The problem is that metaclasses are too powerful. They can change the C-level type; you can't automatically combine two metaclasses that do this. They can change the class statement's namespace (via prepare). Again, you can't automatically combine these. In these cases you really need knowledge of both metaclasses to determine if you're mixing them correctly. It can't really be done in a method on one of the classes. (And btw, add is a terrible name for the method. If it's meant to be called implicitly by Python the "+" sugar is unnecessary. Something like metaclass_combine would be a better name.)
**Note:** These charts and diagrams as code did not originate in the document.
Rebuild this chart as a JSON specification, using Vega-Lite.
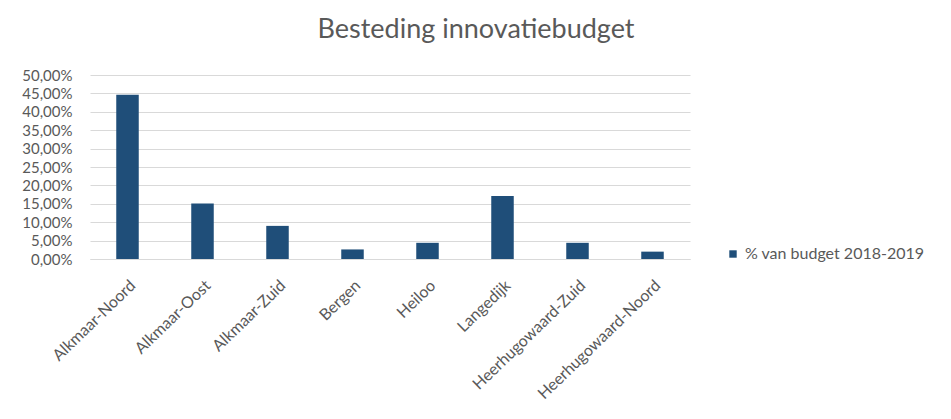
{
  "$schema": "https://vega.github.io/schema/vega-lite/v6.json",
  "description": "Besteding innovatiebudget",
  "autosize": {"type": "none"},
  "padding": {"left": 90, "top": 75, "right": 261, "bottom": 160},
  "width": 600,
  "height": 184,
  "title": {
    "text": "Besteding innovatiebudget",
    "fontSize": 27,
    "font": "Lato",
    "fontWeight": "normal",
    "color": "#595959",
    "anchor": "middle",
    "dx": 86,
    "offset": 24
  },
  "data": {
    "values": [
      {"gebied": "Alkmaar-Noord", "aandeel": 0.446, "reeks": "% van budget 2018-2019"},
      {"gebied": "Alkmaar-Oost", "aandeel": 0.151, "reeks": "% van budget 2018-2019"},
      {"gebied": "Alkmaar-Zuid", "aandeel": 0.09, "reeks": "% van budget 2018-2019"},
      {"gebied": "Bergen", "aandeel": 0.026, "reeks": "% van budget 2018-2019"},
      {"gebied": "Heiloo", "aandeel": 0.044, "reeks": "% van budget 2018-2019"},
      {"gebied": "Langedijk", "aandeel": 0.171, "reeks": "% van budget 2018-2019"},
      {"gebied": "Heerhugowaard-Zuid", "aandeel": 0.044, "reeks": "% van budget 2018-2019"},
      {"gebied": "Heerhugowaard-Noord", "aandeel": 0.02, "reeks": "% van budget 2018-2019"}
    ]
  },
  "mark": {"type": "bar"},
  "encoding": {
    "x": {
      "field": "gebied",
      "type": "nominal",
      "sort": null,
      "title": null,
      "scale": {"paddingInner": 0.7, "paddingOuter": 0.35},
      "axis": {
        "labelAngle": -44,
        "labelFont": "Lato",
        "labelFontSize": 16,
        "labelColor": "#595959",
        "labelPadding": 18,
        "ticks": false,
        "domainColor": "#d9d9d9",
        "grid": false
      }
    },
    "y": {
      "field": "aandeel",
      "type": "quantitative",
      "title": null,
      "scale": {"domain": [0, 0.5], "nice": false},
      "axis": {
        "values": [0, 0.05, 0.1, 0.15, 0.2, 0.25, 0.3, 0.35, 0.4, 0.45, 0.5],
        "labelExpr": "replace(format(datum.value, '.2%'), '.', ',')",
        "labelFont": "Lato",
        "labelFontSize": 15,
        "labelColor": "#595959",
        "labelPadding": 18,
        "ticks": false,
        "domain": false,
        "gridColor": "#d9d9d9"
      }
    },
    "color": {
      "field": "reeks",
      "type": "nominal",
      "title": null,
      "scale": {"range": ["#1f4e79"]},
      "legend": {
        "orient": "none",
        "legendX": 635,
        "legendY": 171,
        "symbolType": "square",
        "symbolSize": 55,
        "labelFont": "Lato",
        "labelFontSize": 16,
        "labelLimit": 0,
        "labelColor": "#595959"
      }
    }
  },
  "config": {
    "view": {"stroke": null}
  }
}
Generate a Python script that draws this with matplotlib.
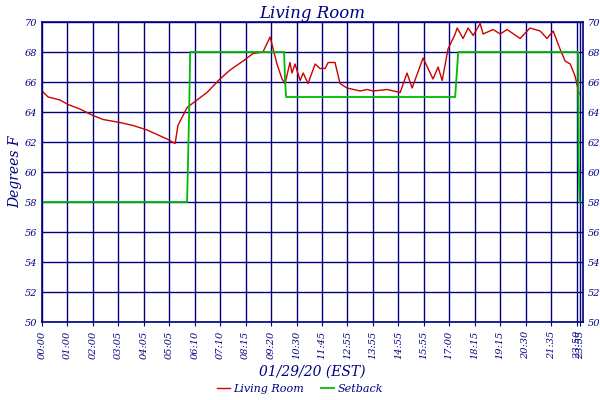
import matplotlib
matplotlib.use("Agg")
import matplotlib.pyplot as plt

NAVY = "#000080"

# x positions are in tick-slot units (ticks are evenly spaced samples)
tick_pos = list(range(21)) + [21.02, 21.14]
tick_labels = ["00:00", "01:00", "02:00", "03:05", "04:05", "05:05", "06:10", "07:10",
               "08:15", "09:20", "10:30", "11:45", "12:55", "13:55", "14:55", "15:55",
               "17:00", "18:15", "19:15", "20:30", "21:35", "23:50", "23:55"]

room_x = [0, .24, .71, 1.02, 1.49, 1.96, 2.40, 3.06, 3.58, 4.13, 4.52, 4.91, 5.23, 5.34,
          5.70, 6.09, 6.48, 6.99, 7.39, 7.90, 8.29, 8.68, 8.96, 9.23, 9.43, 9.55, 9.74,
          9.82, 9.94, 10.14, 10.26, 10.45, 10.73, 10.92, 11.12, 11.24, 11.51, 11.71,
          11.98, 12.50, 12.77, 13.01, 13.56, 14.07, 14.34, 14.54, 14.97, 15.36, 15.56,
          15.72, 15.95, 16.23, 16.31, 16.54, 16.74, 16.94, 17.21, 17.33, 17.72, 18.00,
          18.27, 18.78, 19.17, 19.57, 19.84, 20.08, 20.35, 20.55, 20.75, 20.94, 21.02, 21.10]
room_y = [65.4, 65.0, 64.8, 64.5, 64.2, 63.8, 63.5, 63.3, 63.1, 62.8, 62.5, 62.2, 61.9, 63.1,
          64.3, 64.8, 65.3, 66.2, 66.8, 67.4, 67.9, 68.0, 69.0, 67.2, 66.2, 65.9, 67.3,
          66.6, 67.2, 66.1, 66.6, 65.9, 67.2, 66.9, 66.9, 67.3, 67.3, 65.9,
          65.6, 65.4, 65.5, 65.4, 65.5, 65.3, 66.6, 65.6, 67.6, 66.2, 67.0,
          66.1, 68.2, 69.2, 69.6, 68.9, 69.6, 69.1, 69.9, 69.2, 69.5, 69.2,
          69.5, 68.9, 69.6, 69.4, 68.9, 69.4, 68.2, 67.4, 67.2, 66.4, 65.8, 65.2]

setback_x = [0, 5.70, 5.72, 5.78, 5.82, 9.51, 9.55, 9.59, 16.23, 16.27, 16.35, 21.06, 21.08, 21.12]
setback_y = [58, 58, 59.5, 64, 68, 68, 66, 65, 65, 66, 68, 68, 60.5, 58]

font = {"family": "DejaVu Serif", "style": "italic", "color": NAVY}

fig = plt.figure(figsize=(6, 4), dpi=100)
ax = fig.add_axes([0.07, 0.195, 0.902, 0.75])
ax.plot(room_x, room_y, color="#cc0000", lw=1, label="Living Room")
ax.plot(setback_x, setback_y, color="#00bb00", lw=1.3, label="Setback")

ax.set_xlim(0, 21.26)
ax.set_ylim(50, 70)
ax.set_xticks(tick_pos)
ax.set_xticklabels(tick_labels, rotation=90, fontsize=7, fontfamily="DejaVu Serif",
                   style="italic", color=NAVY)
ax.set_yticks(range(50, 71, 2))
ax.tick_params(axis="y", labelsize=7, colors=NAVY, labelright=True, right=True, length=0)
ax.tick_params(axis="x", colors=NAVY, length=3)
for lab in ax.get_yticklabels():
    lab.set_fontfamily("DejaVu Serif")
    lab.set_style("italic")
ax.grid(True, color=NAVY, lw=1)
for s in ax.spines.values():
    s.set_color(NAVY)
    s.set_linewidth(1.2)

ax.set_title("Living Room", fontsize=12, pad=3, **font)
ax.set_ylabel("Degrees F", fontsize=10, labelpad=2, **font)
ax.set_xlabel("01/29/20 (EST)", fontsize=10, labelpad=4, **font)

leg = fig.legend(loc="lower center", bbox_to_anchor=(0.5, -0.01), ncol=2, frameon=False,
                 prop={"family": "DejaVu Serif", "style": "italic", "size": 8},
                 handlelength=1.2, handletextpad=0.3, columnspacing=1.5)
for t in leg.get_texts():
    t.set_color(NAVY)

fig.savefig("out.png", dpi=100)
So, I argue that automatically combining metaclasses makes sense if at least one of the metaclasses is "simple": it only mutates the class's attributes, after the class is created. In other words, it overrides init but not new or prepare. Such metaclasses are very useful – registrars, ORM tables, etc. The problem that limits their adoption is that they can't be freely combined. Similar things can be done by decorators, the problem being that the decorator needs to be repeated on every subclass. (But this may not be a huge problem: in many "Registrar" cases, explicit is better than implicit.)

Anyway, perhaps "simple" metaclasses can be combined automatically? Or there could be an instantiation hook to enable these classes without limiting subclassing?